Without including any pictures, write out the listing below exactly.

* begin RAW DATA *

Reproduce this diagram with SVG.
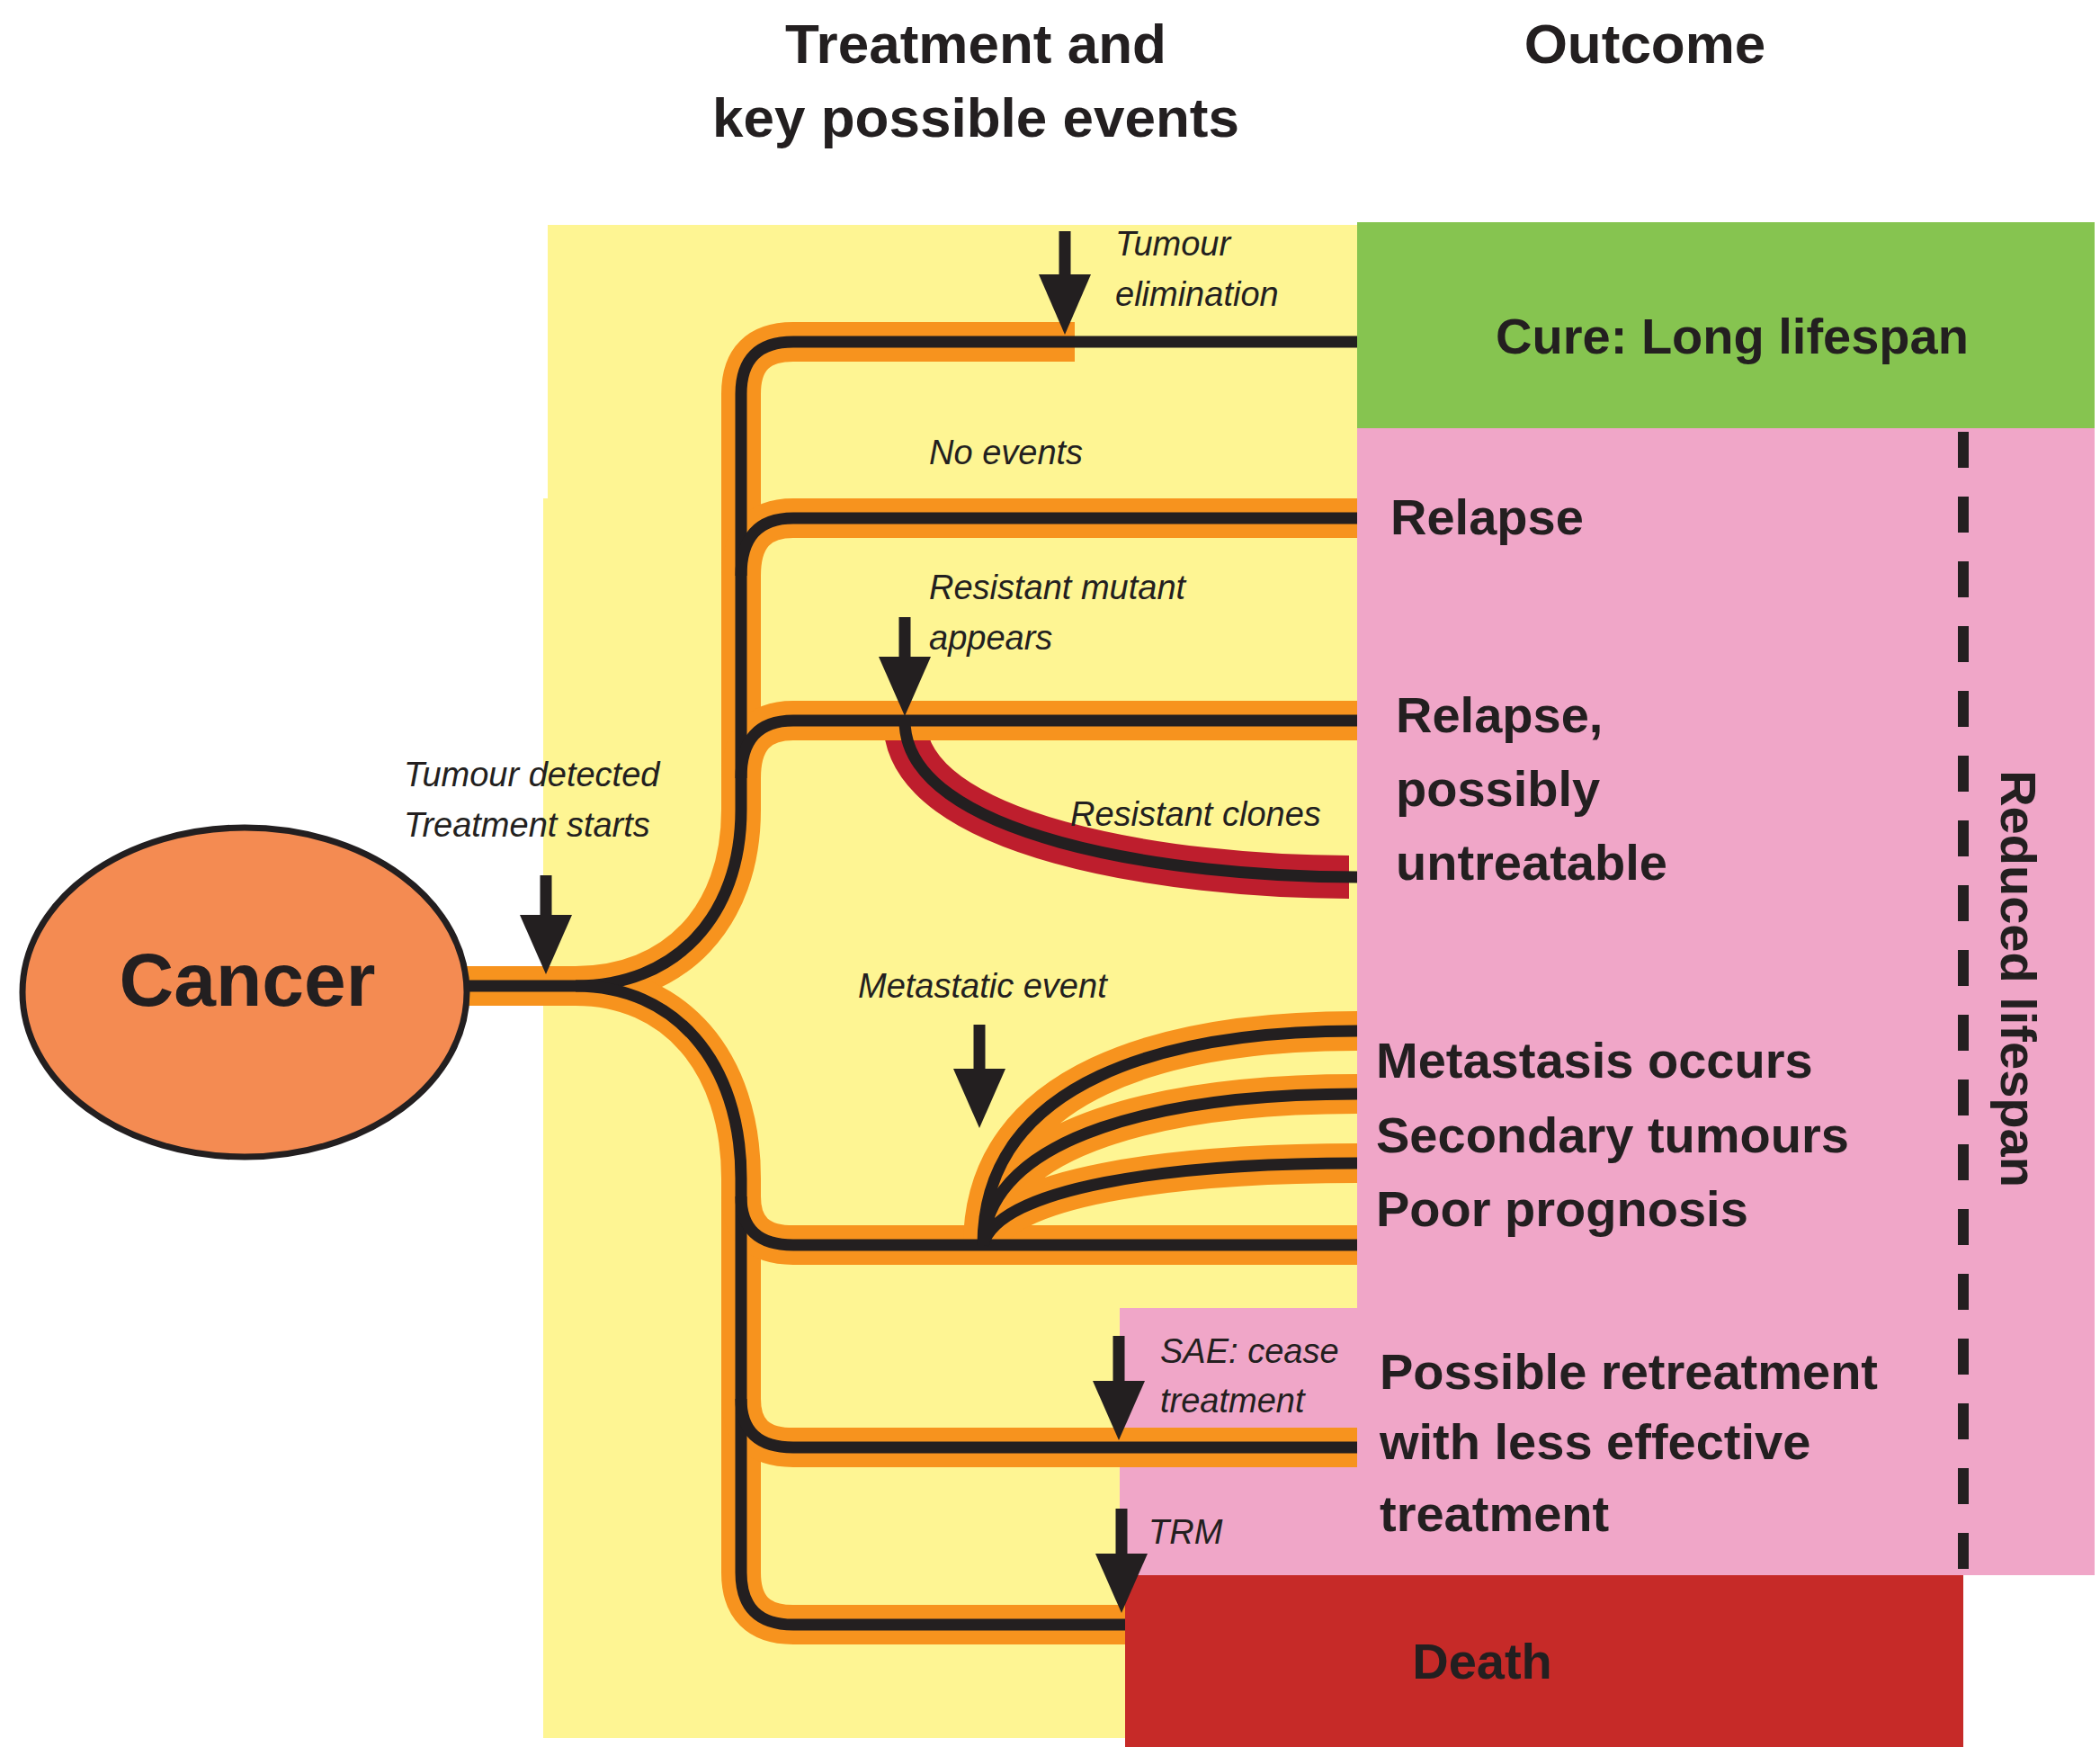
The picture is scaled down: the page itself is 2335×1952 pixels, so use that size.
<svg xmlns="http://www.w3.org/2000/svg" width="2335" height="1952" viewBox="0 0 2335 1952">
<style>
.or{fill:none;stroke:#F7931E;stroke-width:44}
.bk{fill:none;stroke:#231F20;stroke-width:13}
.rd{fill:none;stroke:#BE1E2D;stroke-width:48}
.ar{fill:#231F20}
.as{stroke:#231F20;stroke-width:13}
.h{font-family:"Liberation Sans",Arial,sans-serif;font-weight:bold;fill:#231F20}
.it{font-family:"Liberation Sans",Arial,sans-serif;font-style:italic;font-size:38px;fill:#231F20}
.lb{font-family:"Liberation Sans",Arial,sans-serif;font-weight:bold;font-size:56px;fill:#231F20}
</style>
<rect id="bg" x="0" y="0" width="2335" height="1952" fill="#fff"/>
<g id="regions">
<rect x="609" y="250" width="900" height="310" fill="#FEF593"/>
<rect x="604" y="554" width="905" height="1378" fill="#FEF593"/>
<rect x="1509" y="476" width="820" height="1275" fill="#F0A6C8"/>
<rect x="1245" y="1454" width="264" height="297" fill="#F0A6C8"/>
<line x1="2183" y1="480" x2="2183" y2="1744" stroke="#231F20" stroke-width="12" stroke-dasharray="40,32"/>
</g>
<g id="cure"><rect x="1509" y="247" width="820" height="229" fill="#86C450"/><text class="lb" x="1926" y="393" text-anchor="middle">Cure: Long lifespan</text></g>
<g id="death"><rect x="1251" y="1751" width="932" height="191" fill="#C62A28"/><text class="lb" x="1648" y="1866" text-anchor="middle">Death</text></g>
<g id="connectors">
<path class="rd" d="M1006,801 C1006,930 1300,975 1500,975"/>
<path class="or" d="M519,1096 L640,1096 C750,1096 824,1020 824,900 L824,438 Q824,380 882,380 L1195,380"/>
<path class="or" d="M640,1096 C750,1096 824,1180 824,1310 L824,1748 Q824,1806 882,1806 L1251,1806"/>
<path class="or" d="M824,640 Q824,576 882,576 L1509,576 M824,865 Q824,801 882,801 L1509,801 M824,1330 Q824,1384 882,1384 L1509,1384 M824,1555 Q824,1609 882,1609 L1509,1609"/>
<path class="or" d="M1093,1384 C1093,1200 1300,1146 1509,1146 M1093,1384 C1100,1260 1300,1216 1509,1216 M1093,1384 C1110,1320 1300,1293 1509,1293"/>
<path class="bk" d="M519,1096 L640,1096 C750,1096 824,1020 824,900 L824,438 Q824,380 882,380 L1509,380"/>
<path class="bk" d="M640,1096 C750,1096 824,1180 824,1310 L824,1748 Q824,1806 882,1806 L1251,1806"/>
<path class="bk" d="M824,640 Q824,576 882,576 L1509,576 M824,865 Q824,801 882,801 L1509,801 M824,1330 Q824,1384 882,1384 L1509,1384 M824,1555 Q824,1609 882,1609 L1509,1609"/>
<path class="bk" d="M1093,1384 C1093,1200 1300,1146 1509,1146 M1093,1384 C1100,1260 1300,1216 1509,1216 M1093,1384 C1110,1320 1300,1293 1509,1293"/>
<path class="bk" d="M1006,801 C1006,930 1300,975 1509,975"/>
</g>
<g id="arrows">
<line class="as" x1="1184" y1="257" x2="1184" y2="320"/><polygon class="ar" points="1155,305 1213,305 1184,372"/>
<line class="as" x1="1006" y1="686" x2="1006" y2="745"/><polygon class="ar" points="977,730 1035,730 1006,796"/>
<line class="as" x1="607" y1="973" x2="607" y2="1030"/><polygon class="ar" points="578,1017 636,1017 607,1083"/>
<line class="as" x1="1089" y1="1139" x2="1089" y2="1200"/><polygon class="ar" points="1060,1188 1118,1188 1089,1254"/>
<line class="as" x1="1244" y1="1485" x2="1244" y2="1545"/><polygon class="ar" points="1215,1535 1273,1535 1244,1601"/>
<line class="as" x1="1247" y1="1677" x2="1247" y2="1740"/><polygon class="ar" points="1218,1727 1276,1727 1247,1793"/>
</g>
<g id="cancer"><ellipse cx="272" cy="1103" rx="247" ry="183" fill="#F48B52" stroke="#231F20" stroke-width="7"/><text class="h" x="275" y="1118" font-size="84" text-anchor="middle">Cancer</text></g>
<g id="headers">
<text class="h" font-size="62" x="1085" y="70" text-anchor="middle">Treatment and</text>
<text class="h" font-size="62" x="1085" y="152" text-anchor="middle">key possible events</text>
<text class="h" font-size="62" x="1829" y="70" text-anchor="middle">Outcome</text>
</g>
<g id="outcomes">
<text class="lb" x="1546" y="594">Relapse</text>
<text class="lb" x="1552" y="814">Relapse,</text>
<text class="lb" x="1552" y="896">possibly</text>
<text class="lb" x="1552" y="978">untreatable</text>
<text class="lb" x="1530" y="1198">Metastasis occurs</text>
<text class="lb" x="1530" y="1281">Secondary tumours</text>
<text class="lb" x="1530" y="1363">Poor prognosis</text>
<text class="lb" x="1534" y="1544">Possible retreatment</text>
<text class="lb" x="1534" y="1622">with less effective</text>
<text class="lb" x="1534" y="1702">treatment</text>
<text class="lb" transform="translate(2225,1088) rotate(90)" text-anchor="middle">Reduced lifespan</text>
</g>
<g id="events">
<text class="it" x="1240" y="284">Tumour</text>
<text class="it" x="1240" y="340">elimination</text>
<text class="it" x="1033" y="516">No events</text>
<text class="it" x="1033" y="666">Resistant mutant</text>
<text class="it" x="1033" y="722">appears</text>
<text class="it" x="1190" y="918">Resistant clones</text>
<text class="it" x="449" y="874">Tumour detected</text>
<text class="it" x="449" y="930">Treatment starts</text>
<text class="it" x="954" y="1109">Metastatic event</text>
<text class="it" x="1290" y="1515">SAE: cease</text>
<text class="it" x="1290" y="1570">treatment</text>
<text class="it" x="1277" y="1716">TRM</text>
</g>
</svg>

* end RAW DATA *

-- SOLUTION TO THIS PROBLEM --
Reproduce this diagram with SVG.
The picture is scaled down: the page itself is 2335×1952 pixels, so use that size.
<svg xmlns="http://www.w3.org/2000/svg" width="2335" height="1952" viewBox="0 0 2335 1952">
<style>
.or{fill:none;stroke:#F7931E;stroke-width:44}
.bk{fill:none;stroke:#231F20;stroke-width:13}
.rd{fill:none;stroke:#BE1E2D;stroke-width:48}
.ar{fill:#231F20}
.as{stroke:#231F20;stroke-width:13}
.h{font-family:"Liberation Sans",Arial,sans-serif;font-weight:bold;fill:#231F20}
.it{font-family:"Liberation Sans",Arial,sans-serif;font-style:italic;font-size:38px;fill:#231F20}
.lb{font-family:"Liberation Sans",Arial,sans-serif;font-weight:bold;font-size:56px;fill:#231F20}
</style>
<rect id="bg" x="0" y="0" width="2335" height="1952" fill="#fff"/>
<g id="regions">
<rect x="609" y="250" width="900" height="310" fill="#FEF593"/>
<rect x="604" y="554" width="905" height="1378" fill="#FEF593"/>
<rect x="1509" y="476" width="820" height="1275" fill="#F0A6C8"/>
<rect x="1245" y="1454" width="264" height="297" fill="#F0A6C8"/>
<line x1="2183" y1="480" x2="2183" y2="1744" stroke="#231F20" stroke-width="12" stroke-dasharray="40,32"/>
</g>
<g id="cure"><rect x="1509" y="247" width="820" height="229" fill="#86C450"/><text class="lb" x="1926" y="393" text-anchor="middle">Cure: Long lifespan</text></g>
<g id="death"><rect x="1251" y="1751" width="932" height="191" fill="#C62A28"/><text class="lb" x="1648" y="1866" text-anchor="middle">Death</text></g>
<g id="connectors">
<path class="rd" d="M1006,801 C1006,930 1300,975 1500,975"/>
<path class="or" d="M519,1096 L640,1096 C750,1096 824,1020 824,900 L824,438 Q824,380 882,380 L1195,380"/>
<path class="or" d="M640,1096 C750,1096 824,1180 824,1310 L824,1748 Q824,1806 882,1806 L1251,1806"/>
<path class="or" d="M824,640 Q824,576 882,576 L1509,576 M824,865 Q824,801 882,801 L1509,801 M824,1330 Q824,1384 882,1384 L1509,1384 M824,1555 Q824,1609 882,1609 L1509,1609"/>
<path class="or" d="M1093,1384 C1093,1200 1300,1146 1509,1146 M1093,1384 C1100,1260 1300,1216 1509,1216 M1093,1384 C1110,1320 1300,1293 1509,1293"/>
<path class="bk" d="M519,1096 L640,1096 C750,1096 824,1020 824,900 L824,438 Q824,380 882,380 L1509,380"/>
<path class="bk" d="M640,1096 C750,1096 824,1180 824,1310 L824,1748 Q824,1806 882,1806 L1251,1806"/>
<path class="bk" d="M824,640 Q824,576 882,576 L1509,576 M824,865 Q824,801 882,801 L1509,801 M824,1330 Q824,1384 882,1384 L1509,1384 M824,1555 Q824,1609 882,1609 L1509,1609"/>
<path class="bk" d="M1093,1384 C1093,1200 1300,1146 1509,1146 M1093,1384 C1100,1260 1300,1216 1509,1216 M1093,1384 C1110,1320 1300,1293 1509,1293"/>
<path class="bk" d="M1006,801 C1006,930 1300,975 1509,975"/>
</g>
<g id="arrows">
<line class="as" x1="1184" y1="257" x2="1184" y2="320"/><polygon class="ar" points="1155,305 1213,305 1184,372"/>
<line class="as" x1="1006" y1="686" x2="1006" y2="745"/><polygon class="ar" points="977,730 1035,730 1006,796"/>
<line class="as" x1="607" y1="973" x2="607" y2="1030"/><polygon class="ar" points="578,1017 636,1017 607,1083"/>
<line class="as" x1="1089" y1="1139" x2="1089" y2="1200"/><polygon class="ar" points="1060,1188 1118,1188 1089,1254"/>
<line class="as" x1="1244" y1="1485" x2="1244" y2="1545"/><polygon class="ar" points="1215,1535 1273,1535 1244,1601"/>
<line class="as" x1="1247" y1="1677" x2="1247" y2="1740"/><polygon class="ar" points="1218,1727 1276,1727 1247,1793"/>
</g>
<g id="cancer"><ellipse cx="272" cy="1103" rx="247" ry="183" fill="#F48B52" stroke="#231F20" stroke-width="7"/><text class="h" x="275" y="1118" font-size="84" text-anchor="middle">Cancer</text></g>
<g id="headers">
<text class="h" font-size="62" x="1085" y="70" text-anchor="middle">Treatment and</text>
<text class="h" font-size="62" x="1085" y="152" text-anchor="middle">key possible events</text>
<text class="h" font-size="62" x="1829" y="70" text-anchor="middle">Outcome</text>
</g>
<g id="outcomes">
<text class="lb" x="1546" y="594">Relapse</text>
<text class="lb" x="1552" y="814">Relapse,</text>
<text class="lb" x="1552" y="896">possibly</text>
<text class="lb" x="1552" y="978">untreatable</text>
<text class="lb" x="1530" y="1198">Metastasis occurs</text>
<text class="lb" x="1530" y="1281">Secondary tumours</text>
<text class="lb" x="1530" y="1363">Poor prognosis</text>
<text class="lb" x="1534" y="1544">Possible retreatment</text>
<text class="lb" x="1534" y="1622">with less effective</text>
<text class="lb" x="1534" y="1702">treatment</text>
<text class="lb" transform="translate(2225,1088) rotate(90)" text-anchor="middle">Reduced lifespan</text>
</g>
<g id="events">
<text class="it" x="1240" y="284">Tumour</text>
<text class="it" x="1240" y="340">elimination</text>
<text class="it" x="1033" y="516">No events</text>
<text class="it" x="1033" y="666">Resistant mutant</text>
<text class="it" x="1033" y="722">appears</text>
<text class="it" x="1190" y="918">Resistant clones</text>
<text class="it" x="449" y="874">Tumour detected</text>
<text class="it" x="449" y="930">Treatment starts</text>
<text class="it" x="954" y="1109">Metastatic event</text>
<text class="it" x="1290" y="1515">SAE: cease</text>
<text class="it" x="1290" y="1570">treatment</text>
<text class="it" x="1277" y="1716">TRM</text>
</g>
</svg>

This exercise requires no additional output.